Ihn treffe mit Beginn seiner Barunterhaltsverpflichtung nach der Trennung der Eheleute ggü. seinem minderjährigen Kind gemäß § 1603 Abs. 2 S. 1 BGB eine gesteigerte Erwerbsobliegenheit. Ob und inwieweit er als Unterhaltspflichtiger leistungsfähig sei, werde nicht allein durch sein tatsächliches Einkommen bestimmt, sondern auch durch seine Erwerbsfähigkeit. Ihn treffe unterhaltsrechtlich die Obliegenheit, ihm zumutbare und mögliche Einkünfte zu erzielen, insbesondere seine Arbeitskraft so gut wie möglich einzusetzen und eine ihm zumutbare und mögliche Erwerbstätigkeit auszuüben (BGH FamRZ 1985, 158; OLG Hamm FamRZ 1998, 982).
Der Antragsgegner habe deshalb alles in seinen Kräften Stehende zu tun, um schnellstmöglich eine seinem Alter, seinem Gesundheitszustand, seiner Vorbildung und seinem beruflichen Werdegang entsprechende und möglichst gut bezahlte Stelle zu finden.

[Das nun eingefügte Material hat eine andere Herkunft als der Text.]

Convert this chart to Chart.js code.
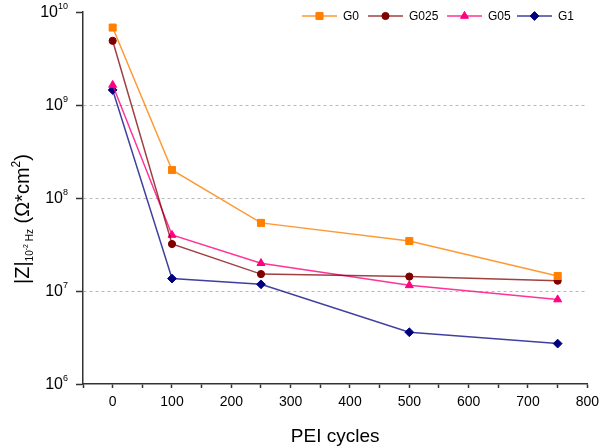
<!DOCTYPE html>
<html>
<head>
<meta charset="utf-8">
<script src="https://cdn.jsdelivr.net/npm/chart.js@4/dist/chart.umd.min.js"></script>
<style>
html, body { margin: 0; padding: 0; background: #fff; }
#chart-wrap { width: 605px; height: 448px; position: relative; }
</style>
</head>
<body>
<div id="chart-wrap"><canvas id="impedance-chart"></canvas></div>
<script>
// PEI cycles on x, |Z| at 0.01 Hz on y (log)
var cycles = [0, 100, 250, 500, 750];
var seriesNames = ['G0', 'G025', 'G05', 'G1'];
var g0Values = [6.8e9, 2.0e8, 5.4e7, 3.45e7, 1.45e7];
var g025Values = [4.9e9, 3.2e7, 1.52e7, 1.43e7, 1.29e7];
var g05Values = [1.64e9, 4.0e7, 1.99e7, 1.15e7, 8.1e6];
var g1Values = [1.45e9, 1.36e7, 1.18e7, 3.6e6, 2.72e6];
var yTickValues = [1e6, 1e7, 1e8, 1e9, 1e10];
var yTickExponents = ['6', '7', '8', '9', '10'];
var xTitle = 'PEI cycles';

var FONT = '"Liberation Sans", Arial, sans-serif';
var AXIS_COLOR = '#333333';

function toPoints(vals) {
    return vals.map(function(v, i) { return {x: cycles[i], y: v}; });
}

function makeDataset(label, vals, lineColor, pointColor, style, radius) {
    return {
        label: label,
        data: toPoints(vals),
        borderColor: lineColor,
        borderWidth: 1.5,
        pointStyle: style,
        pointRadius: radius,
        pointHoverRadius: radius,
        pointBackgroundColor: pointColor,
        pointBorderColor: pointColor,
        pointBorderWidth: 1,
        fill: false,
        tension: 0
    };
}

var datasets = [
    makeDataset(seriesNames[0], g0Values, 'rgba(255,128,0,0.8)', '#ff8000', 'rect', 5),
    makeDataset(seriesNames[1], g025Values, 'rgba(128,0,0,0.75)', '#800000', 'circle', 3.6),
    makeDataset(seriesNames[2], g05Values, 'rgba(255,0,128,0.8)', '#ff0080', 'triangle', 4.6),
    makeDataset(seriesNames[3], g1Values, 'rgba(0,0,128,0.75)', '#000080', 'rectRot', 4.4)
];

// legend with line + marker, like the original
var legendPlugin = {
    id: 'lineLegend',
    afterDraw: function(chart) {
        var ctx = chart.ctx;
        var lineStarts = [302, 368, 447, 517];
        var y = 16;
        ctx.save();
        chart.data.datasets.forEach(function(ds, i) {
            var x0 = lineStarts[i];
            ctx.strokeStyle = ds.borderColor;
            ctx.lineWidth = 1.5;
            ctx.beginPath();
            ctx.moveTo(x0, y);
            ctx.lineTo(x0 + 35, y);
            ctx.stroke();
            ctx.fillStyle = ds.pointBackgroundColor;
            ctx.strokeStyle = ds.pointBorderColor;
            ctx.lineWidth = 1;
            Chart.helpers.drawPoint(ctx, {pointStyle: ds.pointStyle, radius: ds.pointRadius, rotation: 0, borderWidth: 1}, x0 + 17.5, y);
            ctx.fillStyle = '#000';
            ctx.font = '12px ' + FONT;
            ctx.textBaseline = 'middle';
            ctx.textAlign = 'left';
            ctx.fillText(ds.label, x0 + 41, y + 1);
        });
        ctx.restore();
    }
};

// 10^n tick labels and the |Z| axis title with sub/superscripts
var labelPlugin = {
    id: 'powerLabels',
    afterDraw: function(chart) {
        var ctx = chart.ctx;
        var yScale = chart.scales.y;
        ctx.save();
        ctx.fillStyle = '#000';
        ctx.textBaseline = 'middle';
        yTickValues.forEach(function(v, i) {
            var py = yScale.getPixelForValue(v);
            ctx.font = '9px ' + FONT;
            var expW = ctx.measureText(yTickExponents[i]).width;
            var right = 68;
            ctx.textAlign = 'left';
            ctx.fillText(yTickExponents[i], right - expW, py - 5);
            ctx.font = '16px ' + FONT;
            ctx.textAlign = 'right';
            ctx.fillText('10', right - expW, py + 1);
        });

        ctx.translate(29, 284);
        ctx.rotate(-Math.PI / 2);
        ctx.textBaseline = 'alphabetic';
        ctx.textAlign = 'left';
        var parts = [
            {t: '|Z|', size: 20, dy: 0},
            {t: '10', size: 10, dy: 4},
            {t: '-2', size: 7, dy: -1},
            {t: ' Hz', size: 10, dy: 4},
            {t: ' (\u03A9*cm', size: 20, dy: 0},
            {t: '2', size: 12, dy: -9},
            {t: ')', size: 20, dy: 0}
        ];
        var x = 0;
        parts.forEach(function(p) {
            ctx.font = p.size + 'px ' + FONT;
            ctx.fillText(p.t, x, p.dy);
            x += ctx.measureText(p.t).width;
        });
        ctx.restore();
    }
};

var ctx = document.getElementById('impedance-chart');
var chart = new Chart(ctx, {
    type: 'line',
    data: {datasets: datasets},
    plugins: [legendPlugin, labelPlugin],
    options: {
        responsive: true,
        maintainAspectRatio: false,
        animation: false,
        layout: {padding: {top: 12, right: 16, left: 0, bottom: 0}},
        plugins: {
            legend: {display: false},
            tooltip: {enabled: false}
        },
        scales: {
            x: {
                type: 'linear',
                min: -50,
                max: 800,
                afterBuildTicks: function(scale) {
                    var t = [];
                    for (var v = -50; v <= 800; v += 50) { t.push({value: v}); }
                    scale.ticks = t;
                },
                afterFit: function(scale) { scale.height = 64; },
                ticks: {
                    color: '#000',
                    font: {family: FONT, size: 14},
                    padding: 6,
                    maxRotation: 0,
                    autoSkip: false,
                    callback: function(v) { return (v % 100 === 0) ? String(v) : ''; }
                },
                grid: {
                    drawOnChartArea: false,
                    tickLength: 4,
                    tickColor: AXIS_COLOR,
                    tickWidth: 1.5
                },
                border: {color: AXIS_COLOR, width: 1.5},
                title: {
                    display: true,
                    text: xTitle,
                    color: '#000',
                    font: {family: FONT, size: 19},
                    padding: {top: 4, bottom: 0}
                }
            },
            y: {
                type: 'logarithmic',
                min: 1e6,
                max: 1e10,
                afterBuildTicks: function(scale) {
                    scale.ticks = yTickValues.map(function(v) { return {value: v, major: true}; });
                },
                afterFit: function(scale) { scale.width = 83; },
                ticks: {
                    callback: function() { return ''; }
                },
                grid: {
                    color: function(c) {
                        var v = c.tick ? c.tick.value : 0;
                        return (v === 1e6 || v === 1e10) ? 'rgba(0,0,0,0)' : '#b8b8b8';
                    },
                    lineWidth: 1,
                    tickLength: 7,
                    tickColor: AXIS_COLOR,
                    tickWidth: 1.5
                },
                border: {color: AXIS_COLOR, width: 1.5, dash: [3, 3]}
            }
        }
    }
});
</script>
</body>
</html>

Diesen Anforderungen werde sein Verhalten nicht gerecht.
Er habe nicht schlüssig dargelegt und unter Beweis gestellt, dass er sich nach der Trennung der Eheleute in ausreichendem Maße um eine Arbeitsstelle bemüht habe.
Gesundheitliche Einschränkungen seien nicht erkennbar und nicht vorgetragen. Ein allgemeiner Erfahrungssatz, dass ein ausländischer Mitbürger mit fehlenden oder eingeschränkten deutschen Sprachkenntnissen auf dem allgemeinen Arbeitsmarkt nicht vermittelbar sei, bestehe nicht. Im Rahmen der ihn treffenden Erwerbsobliegenheit könne im Übrigen erwartet werden, dass er sich darum bemühe, ausreichende Kenntnisse in der deutschen Sprache zu erwerben.
Unter diesen Umständen und vor dem Hintergrund, dass der Antragsgegner keine einzige Bewerbung auf einen Arbeitsplatz dargelegt habe, könne von seiner fehlenden Vermittelbarkeit auf dem allgemeinen Arbeitsmarkt nicht ausgegangen werden.
Ihm seien daher fiktive Erwerbseinkünfte in Höhe des tatsächlich erzielbaren Einkommens zuzurechnen. Bei einem erzielbaren Stundenlohn von 9,88 EUR brutto und einer vollschichtigen Arbeitszeit von durchschnittlich rund 174 Arbeitsstunden im Monat betrage das Nettoeinkommen des Antragsgegners unter Berücksichtigung der Steuerklasse 1 und des entsprechenden Kinderfreibetrages monatlich 1.207,32 EUR. Nach Abzug fiktiver berufsbedingter Aufwendungen i.H.v. von 60,00 EUR verblieben ihm bereinigt 1.147,32 EUR netto. Damit sei er in der Lage, den begehrten Kindesunterhalt für den gemeinsamen Sohn zu zahlen.